I imagine David often thought about what he had done. After all, he had the constant reminder of Bathsheba living in the royal palace as his wife. He had taken her in adultery, and had murdered her husband Uriah to cover up the resulting pregnancy which would have tarnished the king’s reputation. Uriah was a faithful soldier in service to his king. As a matter of fact, he is listed as one of David’s “…valiant men of the armies…” in I Chronicles 11:41. All in all, it was a terribly sinful time in David’s life, and I’m sure the memory of it often played on the king’s mind.
Why am I so sure? Because many times it comes to my mind the things I have done in the past – things of which I am ashamed before God and man. We all have such sinful things in our lives – both in the past and recently – because we are all sinful human beings. It just goes with the territory! And Satan loves to bring up our past sinful episodes. He is called in Revelation 12:10, “…the accuser of our brethren…who accused them before God day and night.” Not only does he bring up our past to discredit Christians before God, but his purpose is to make us so focus on our past mistakes that we beat ourselves up and become spiritually useless to God!
In Psalm 32, David dealt with this problem of memory and guilt and shows us the way to do it also. Consider again verse 1: “Blessed is he whose transgression is forgiven, whose sin is covered.” Forgiven and covered! Covered by what? His sin was covered over from the sight of God by the blood of the sacrifices the priests offered upon the bronze altar on behalf of the sinful people.
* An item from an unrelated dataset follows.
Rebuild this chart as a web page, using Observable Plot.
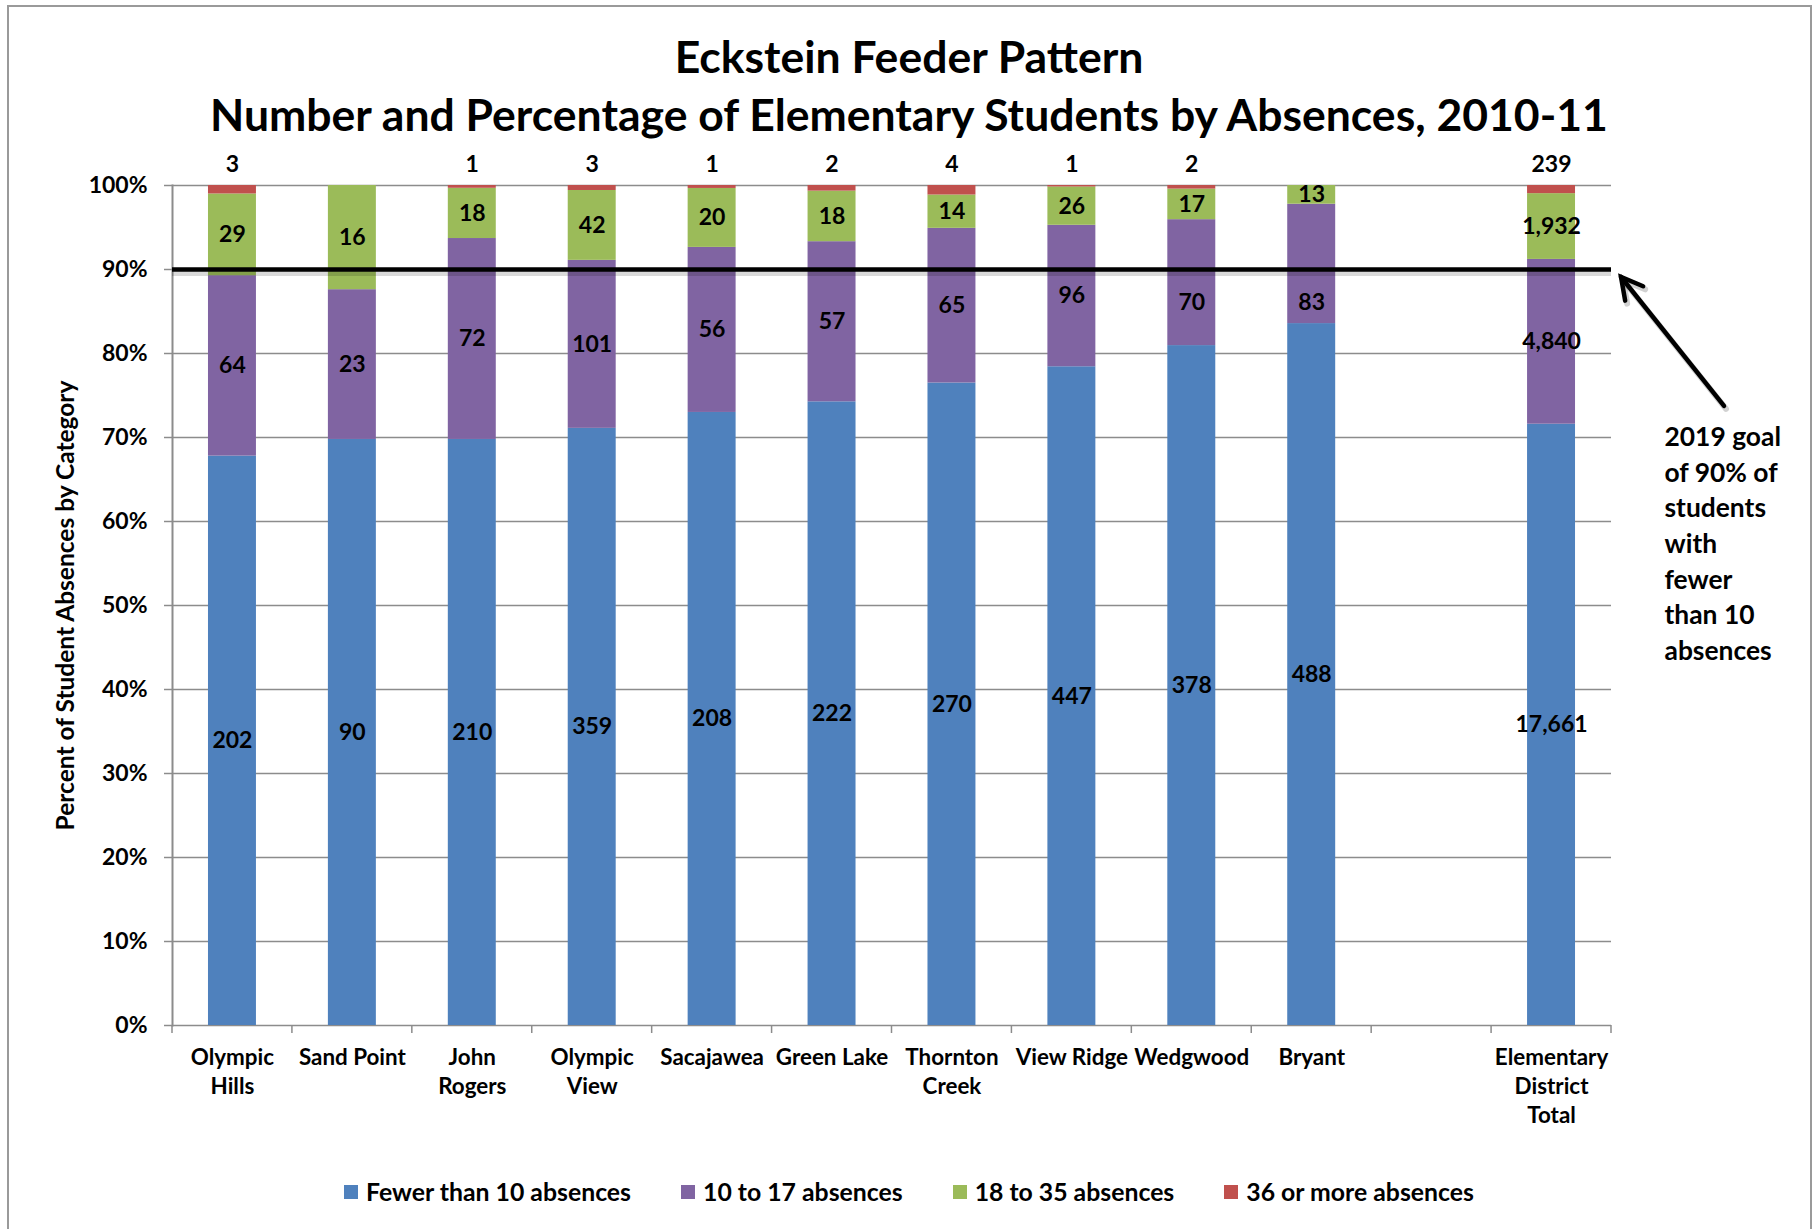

We have an even better deal today! All those sacrifices pointed toward Jesus Christ offering Himself on the cross. Consider what it says in I Peter 1:18 and 19:
…you know that you were not redeemed with corruptible things, like silver or
gold, from your aimless conduct received by tradition from your fathers, but
with the precious blood of Christ, as of a lamb without blemish and without
So effective is the blood of Jesus that it does not just cover over our sins, but – as John the Baptist put it in John 1:29 – “Behold! The Lamb of God who takes away the sin of the world!” So taken away are our sins that God tells us in Hebrews 10:17, “…their sins and their lawless deeds will I remember no more.” He does not even keep our sins in mind! So why should we? We, like David, are forgiven – and our sins are gone!
Go on to verse 2: “Blessed is the man to whom the LORD does not impute iniquity, and in whose spirit there is no guile.” ‘Imputation’ – this is at the heart of the gospel! Not only are our sins not imputed to us, Christ’s own righteousness is imputed to our account – to our person – so we stand before God as righteous as Jesus Christ Himself! No wonder David pronounces such a one blessed – twice blessed in two verses!
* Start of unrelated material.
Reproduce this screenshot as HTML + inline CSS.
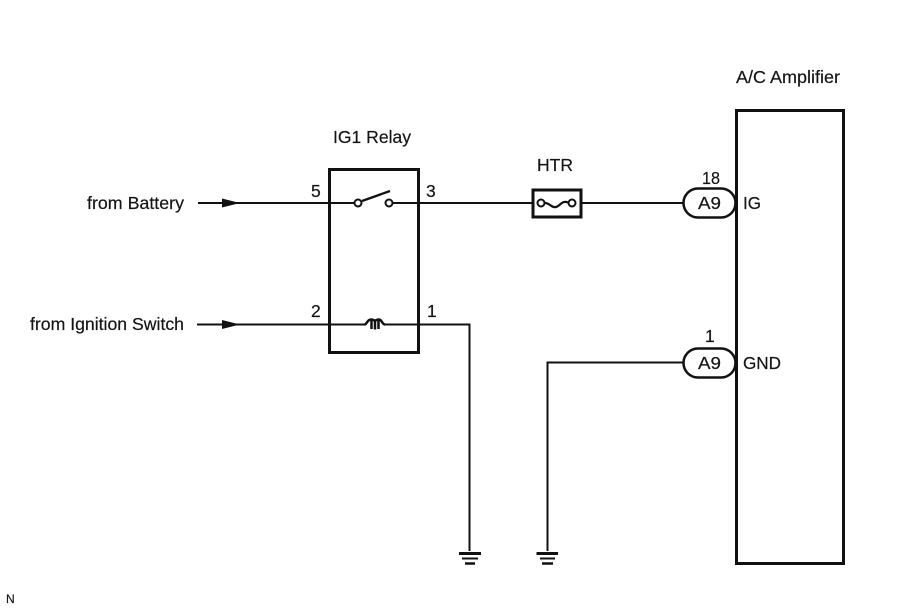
<!DOCTYPE html>
<html>
<head>
<meta charset="utf-8">
<style>
html,body{margin:0;padding:0;background:#fff;width:907px;height:610px;overflow:hidden}
svg{display:block}
text{font-family:"Liberation Sans",Arial,sans-serif;font-size:17.500px;fill:#151515;stroke:#151515;stroke-width:.2px}
</style>
</head>
<body>
<svg width="907" height="610" viewBox="0 0 907 610" xmlns="http://www.w3.org/2000/svg">
<rect width="907" height="610" fill="#fff"/>
<g fill="none" stroke="#111">
<!-- relay box -->
<rect x="329.500" y="169.500" width="89" height="183" stroke-width="3"/>
<!-- amplifier box -->
<rect x="736.500" y="110.500" width="107" height="453" stroke-width="3"/>
<!-- top wire -->
<path d="M198 203H354.500M392.500 203H533" stroke-width="2"/>
<path d="M581 203H683" stroke-width="2"/>
<!-- switch -->
<circle cx="358" cy="203" r="3.500" stroke-width="2"/>
<circle cx="389" cy="203" r="3.500" stroke-width="2"/>
<path d="M362 201L390 191" stroke-width="2.300"/>
<!-- lower wire -->
<path d="M197 324.500H365M384 324.500H469.500V551" stroke-width="2"/>
<!-- coil -->
<path d="M364.500 324.500C367 324.500 367 319.500 371 319.500C373 319.500 374 320.500 375 320.500C376 320.500 377 319.500 379 319.500C382 319.500 382 324.500 385 324.500" stroke-width="2.500"/>
<path d="M371.500 320V329M375 320V329.500M378.500 320V329" stroke-width="2.500"/>
<!-- fuse -->
<rect x="533" y="190" width="48" height="27" stroke-width="3"/>
<circle cx="541" cy="203" r="3.500" stroke-width="2"/>
<circle cx="572" cy="203" r="3.500" stroke-width="2"/>
<path d="M545 203C550 203 551 208 556 207C560 206 562 200 568 202.500" stroke-width="2.200"/>
<!-- connectors -->
<rect x="683.500" y="188.500" width="52" height="29" rx="14.500" ry="14.500" stroke-width="2.500"/>
<rect x="683.500" y="348.500" width="52" height="29" rx="14.500" ry="14.500" stroke-width="2.500"/>
<!-- GND wire -->
<path d="M683 362.500H547.500V551" stroke-width="2"/>
<!-- grounds -->
<path d="M459 553.500H481" stroke-width="3"/>
<path d="M462 558.500H478" stroke-width="2"/>
<path d="M465 563.500H475" stroke-width="2.500"/>
<path d="M536.500 553.500H558" stroke-width="3"/>
<path d="M540 558.500H555" stroke-width="2"/>
<path d="M542 563.500H553" stroke-width="2.500"/>
</g>
<!-- arrowheads -->
<path d="M222 198.500L240 203L222 207.500Z" fill="#111"/>
<path d="M222 320L240 324.500L222 329Z" fill="#111"/>
<!-- labels -->
<text x="736" y="83" textLength="104" lengthAdjust="spacingAndGlyphs">A/C Amplifier</text>
<text x="333" y="143" textLength="78" lengthAdjust="spacingAndGlyphs">IG1 Relay</text>
<text x="537" y="171" textLength="36" lengthAdjust="spacingAndGlyphs">HTR</text>
<text x="87" y="209" textLength="97" lengthAdjust="spacingAndGlyphs">from Battery</text>
<text x="30" y="330" textLength="154" lengthAdjust="spacingAndGlyphs">from Ignition Switch</text>
<text x="311" y="197">5</text>
<text x="426" y="197">3</text>
<text x="311" y="317">2</text>
<text x="427" y="317">1</text>
<text x="702" y="184" textLength="18" lengthAdjust="spacingAndGlyphs">18</text>
<text x="705" y="342">1</text>
<text x="698" y="209" textLength="23" lengthAdjust="spacingAndGlyphs">A9</text>
<text x="698" y="369" textLength="23" lengthAdjust="spacingAndGlyphs">A9</text>
<text x="743" y="209" textLength="18" lengthAdjust="spacingAndGlyphs">IG</text>
<text x="743" y="369" textLength="38" lengthAdjust="spacingAndGlyphs">GND</text>
<text x="6" y="603" style="font-size:12px">N</text>
</svg>
</body>
</html>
Blessed – Spurgeon, in his commentary on the psalms, The Treasury of David, reminds us, “The word blessed is in the plural, oh, the blessednesses! the double joys, the bundles of happiness, the mountains of delight!” Since the Hebrew singular it can be translated happy, the plural blessed can mean happies! The one whose “…transgression is forgiven, whose sin is covered,” the one “…to whom the LORD does not impute iniquity…” has the happies!!! The same plurality is applied to the use of the Greek equivalent of blessed – as Jesus used it, for instance, in the Sermon on the Mount in Matthew 5.
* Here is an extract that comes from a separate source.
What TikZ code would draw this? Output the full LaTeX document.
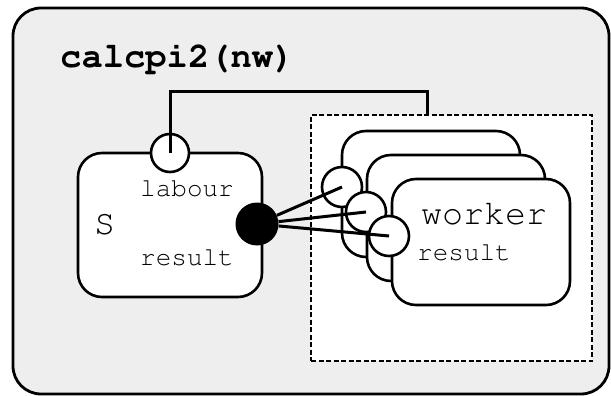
\documentclass[tikz,border=0pt]{standalone}
\usepackage[T1]{fontenc}
\definecolor{panel}{RGB}{238,238,238}
\newcommand\cour{\fontencoding{T1}\fontfamily{pcr}\selectfont}
\tikzset{
  frame/.style={draw, line width=2.8pt, fill=panel, rounded corners=28pt},
  proc/.style={draw, line width=2.6pt, fill=white, rounded corners=24pt, inner sep=0pt},
  group/.style={draw, line width=1.4pt, dash pattern=on 5pt off 2.5pt, fill=white, inner sep=0pt},
  port/.style={draw, circle, line width=2.6pt, fill=white, minimum size=40pt, inner sep=0pt},
  bigport/.style={circle, fill=black, minimum size=43pt, inner sep=0pt},
  wire/.style={line width=3pt},
  lbl/.style={anchor=base west, inner sep=0pt, font=\cour\fontsize{26}{30}\selectfont},
  big/.style={anchor=base west, inner sep=0pt, font=\cour\fontsize{35}{40}\selectfont},
}
\begin{document}
\begin{tikzpicture}[x=1pt, y=-1pt]
\useasboundingbox (0,0) rectangle (611,396);
% outer process frame
\node[frame, minimum width=596pt, minimum height=386pt] (outer) at (311,201) {};
\node[big, font=\cour\bfseries\fontsize{35.5}{40}\selectfont] (title) at (60,67) {calcpi2(nw)};
% replicated worker group
\node[group, minimum width=281pt, minimum height=246pt] (grp) at (451.5,238) {};
\node[proc, minimum width=178pt, minimum height=126pt] (w1) at (431,194) {};
\node[proc, minimum width=178pt, minimum height=126pt] (w2) at (456,218) {};
\node[proc, minimum width=178pt, minimum height=126pt] (w3) at (481,242) {};
\node[port] (p1) at (342,187) {};
\node[port] (p2) at (366,212) {};
\node[port] (p3) at (389,236) {};
\node[big] (wname) at (421,224) {worker};
\node[lbl] (wres) at (417,260) {result};
% the S process
\node[proc, minimum width=184pt, minimum height=144pt] (S) at (170,225) {};
\node[port, minimum size=38pt] (lab) at (170,153) {};
\node[big] (sname) at (94,234) {S};
\node[lbl] (slab) at (140,196) {labour};
\node[lbl] (sres) at (140,265) {result};
\node[bigport] (dot) at (257,224) {};
% connectors
\coordinate (bend) at (427,92);
\coordinate (tap) at (427,115);
\draw[wire] (lab.center) |- (bend) -- (tap);
\draw[wire] (dot) -- (p1.center);
\draw[wire] (dot) -- (p2.center);
\draw[wire] (dot) -- (p3.center);
\end{tikzpicture}
\end{document}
So do you have the happies?! You can if your “…transgression is forgiven..,” if your “…sin is covered,” if to your account “…the LORD does not impute iniquity….” Instead of dwelling on past mistakes, past sins, remind yourself that – as it says in I John 1:7: “…the blood of Jesus Christ His Son cleanses us from all sin.” It made such a difference in David’s life! It can make an amazing difference in yours also!